* Exercise goal:
Transcribe the listing exactly, leaving out every picture.

* Exercise data:
>>>>

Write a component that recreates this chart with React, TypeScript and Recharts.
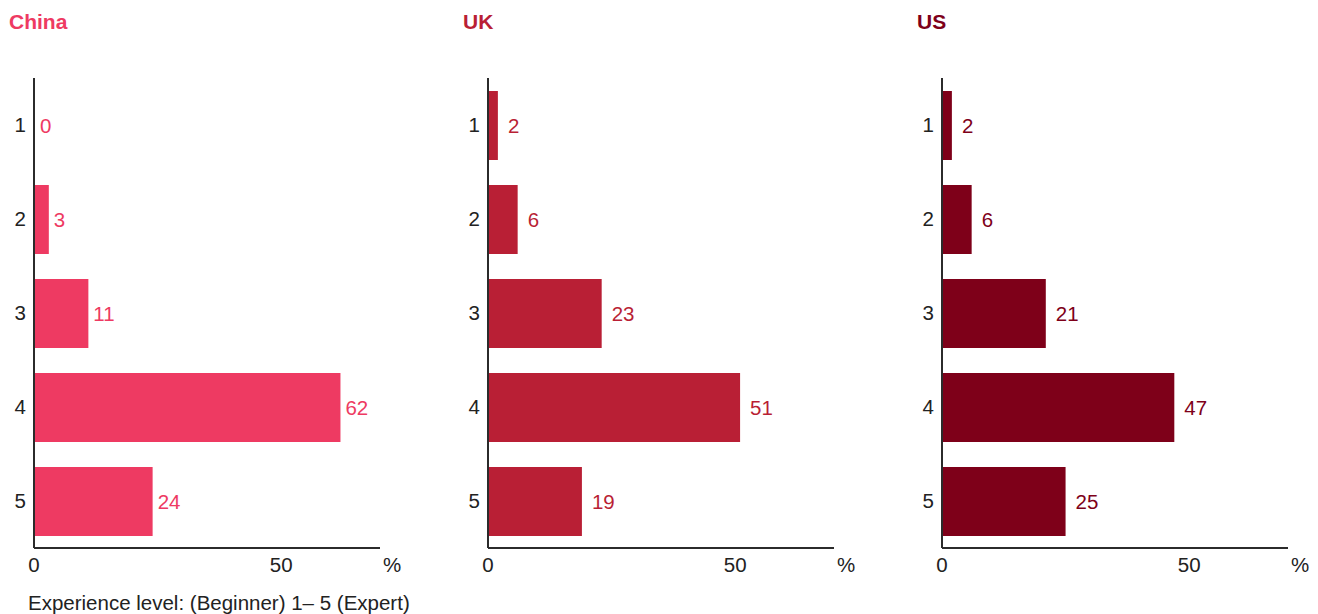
import React from "react";
import { BarChart, Bar, XAxis, YAxis, LabelList } from "recharts";

const levels = ["1", "2", "3", "4", "5"];
const chinaValues = [0, 3, 11, 62, 24];
const ukValues = [2, 6, 23, 51, 19];
const usValues = [2, 6, 21, 47, 25];
const xTicks = [0, 50, 70];
const panelTitles = ["China", "UK", "US"];
const panelColors = ["#EE3A62", "#B91F35", "#7E0019"];
const footerText = "Experience level: (Beginner) 1– 5 (Expert)";

const FONT = "'Liberation Sans', Arial, Helvetica, sans-serif";
const AXIS = "#2b2b2b";
const FS = 20.5;

const XTick = (props: any) => {
  const { x, y, payload } = props;
  const isPct = payload.value === 70;
  return (
    <text
      x={x + (isPct ? 12 : 0)}
      y={y + 16}
      textAnchor="middle"
      fontSize={FS}
      fontFamily={FONT}
      fill="#222"
    >
      {isPct ? "%" : payload.value}
    </text>
  );
};

function Panel({ values, color, title, left, labelOffset }: any) {
  const data = levels.map((l, i) => ({ level: l, value: values[i] }));
  return (
    <div style={{ position: "absolute", left, top: 0, width: 440, height: 614 }}>
      <div
        style={{
          position: "absolute",
          left: 9,
          top: 10,
          fontFamily: FONT,
          fontWeight: "bold",
          fontSize: 21,
          color,
        }}
      >
        {title}
      </div>
      <BarChart
        width={440}
        height={614}
        data={data}
        layout="vertical"
        margin={{ top: 78, right: 60, bottom: 0, left: 0 }}
      >
        <XAxis
          type="number"
          domain={[0, 70]}
          ticks={xTicks}
          tickLine={false}
          axisLine={{ stroke: AXIS, strokeWidth: 2 }}
          tick={<XTick />}
          height={66}
        />
        <YAxis
          type="category"
          dataKey="level"
          width={34}
          tickLine={false}
          axisLine={{ stroke: AXIS, strokeWidth: 2 }}
          tick={{ fontSize: FS, fontFamily: FONT, fill: "#222" }}
        />
        <Bar dataKey="value" fill={color} barSize={69} minPointSize={1} isAnimationActive={false}>
          <LabelList
            dataKey="value"
            position="right"
            offset={labelOffset}
            fill={color}
            fontSize={FS}
            fontFamily={FONT}
          />
        </Bar>
      </BarChart>
    </div>
  );
}

export default function App() {
  return (
    <div
      style={{
        position: "absolute",
        left: 0,
        top: 0,
        width: 1318,
        height: 614,
        background: "#fff",
        overflow: "hidden",
      }}
    >
      <Panel values={chinaValues} color={panelColors[0]} title={panelTitles[0]} left={0} labelOffset={5} />
      <Panel values={ukValues} color={panelColors[1]} title={panelTitles[1]} left={454} labelOffset={10} />
      <Panel values={usValues} color={panelColors[2]} title={panelTitles[2]} left={908} labelOffset={10} />
      <div
        style={{
          position: "absolute",
          left: 28,
          top: 591,
          fontFamily: FONT,
          fontSize: FS,
          color: "#222",
          whiteSpace: "nowrap",
        }}
      >
        {footerText}
      </div>
    </div>
  );
}
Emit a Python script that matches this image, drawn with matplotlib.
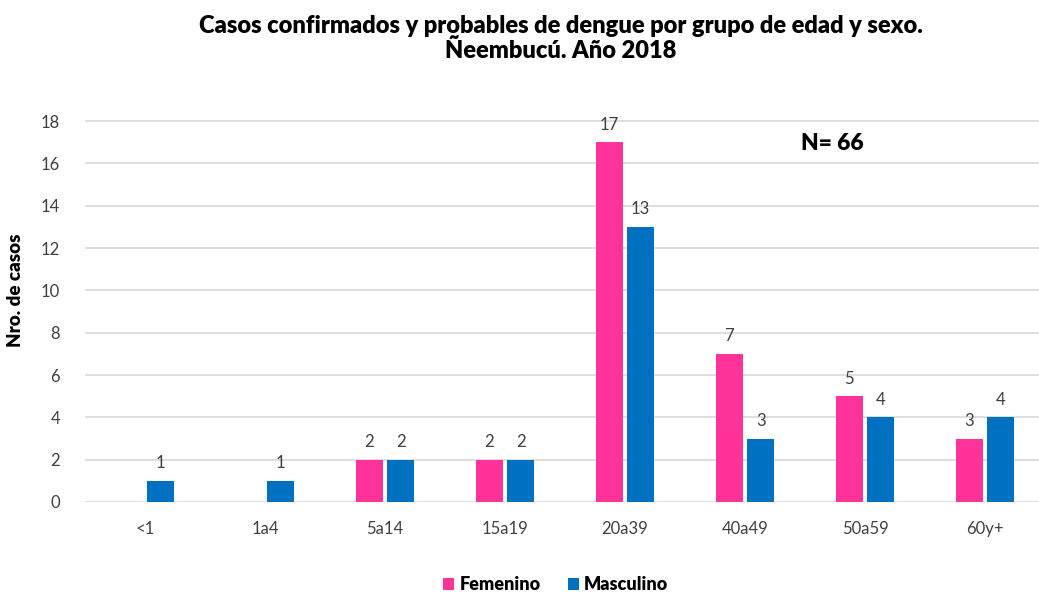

<<<<

* Solution to this problem:
Write a component that recreates this chart with React, TypeScript and Recharts.
import React from "react";
import { BarChart, Bar, XAxis, YAxis, LabelList } from "recharts";

const levels = ["1", "2", "3", "4", "5"];
const chinaValues = [0, 3, 11, 62, 24];
const ukValues = [2, 6, 23, 51, 19];
const usValues = [2, 6, 21, 47, 25];
const xTicks = [0, 50, 70];
const panelTitles = ["China", "UK", "US"];
const panelColors = ["#EE3A62", "#B91F35", "#7E0019"];
const footerText = "Experience level: (Beginner) 1– 5 (Expert)";

const FONT = "'Liberation Sans', Arial, Helvetica, sans-serif";
const AXIS = "#2b2b2b";
const FS = 20.5;

const XTick = (props: any) => {
  const { x, y, payload } = props;
  const isPct = payload.value === 70;
  return (
    <text
      x={x + (isPct ? 12 : 0)}
      y={y + 16}
      textAnchor="middle"
      fontSize={FS}
      fontFamily={FONT}
      fill="#222"
    >
      {isPct ? "%" : payload.value}
    </text>
  );
};

function Panel({ values, color, title, left, labelOffset }: any) {
  const data = levels.map((l, i) => ({ level: l, value: values[i] }));
  return (
    <div style={{ position: "absolute", left, top: 0, width: 440, height: 614 }}>
      <div
        style={{
          position: "absolute",
          left: 9,
          top: 10,
          fontFamily: FONT,
          fontWeight: "bold",
          fontSize: 21,
          color,
        }}
      >
        {title}
      </div>
      <BarChart
        width={440}
        height={614}
        data={data}
        layout="vertical"
        margin={{ top: 78, right: 60, bottom: 0, left: 0 }}
      >
        <XAxis
          type="number"
          domain={[0, 70]}
          ticks={xTicks}
          tickLine={false}
          axisLine={{ stroke: AXIS, strokeWidth: 2 }}
          tick={<XTick />}
          height={66}
        />
        <YAxis
          type="category"
          dataKey="level"
          width={34}
          tickLine={false}
          axisLine={{ stroke: AXIS, strokeWidth: 2 }}
          tick={{ fontSize: FS, fontFamily: FONT, fill: "#222" }}
        />
        <Bar dataKey="value" fill={color} barSize={69} minPointSize={1} isAnimationActive={false}>
          <LabelList
            dataKey="value"
            position="right"
            offset={labelOffset}
            fill={color}
            fontSize={FS}
            fontFamily={FONT}
          />
        </Bar>
      </BarChart>
    </div>
  );
}

export default function App() {
  return (
    <div
      style={{
        position: "absolute",
        left: 0,
        top: 0,
        width: 1318,
        height: 614,
        background: "#fff",
        overflow: "hidden",
      }}
    >
      <Panel values={chinaValues} color={panelColors[0]} title={panelTitles[0]} left={0} labelOffset={5} />
      <Panel values={ukValues} color={panelColors[1]} title={panelTitles[1]} left={454} labelOffset={10} />
      <Panel values={usValues} color={panelColors[2]} title={panelTitles[2]} left={908} labelOffset={10} />
      <div
        style={{
          position: "absolute",
          left: 28,
          top: 591,
          fontFamily: FONT,
          fontSize: FS,
          color: "#222",
          whiteSpace: "nowrap",
        }}
      >
        {footerText}
      </div>
    </div>
  );
}
Emit a Python script that matches this image, drawn with matplotlib.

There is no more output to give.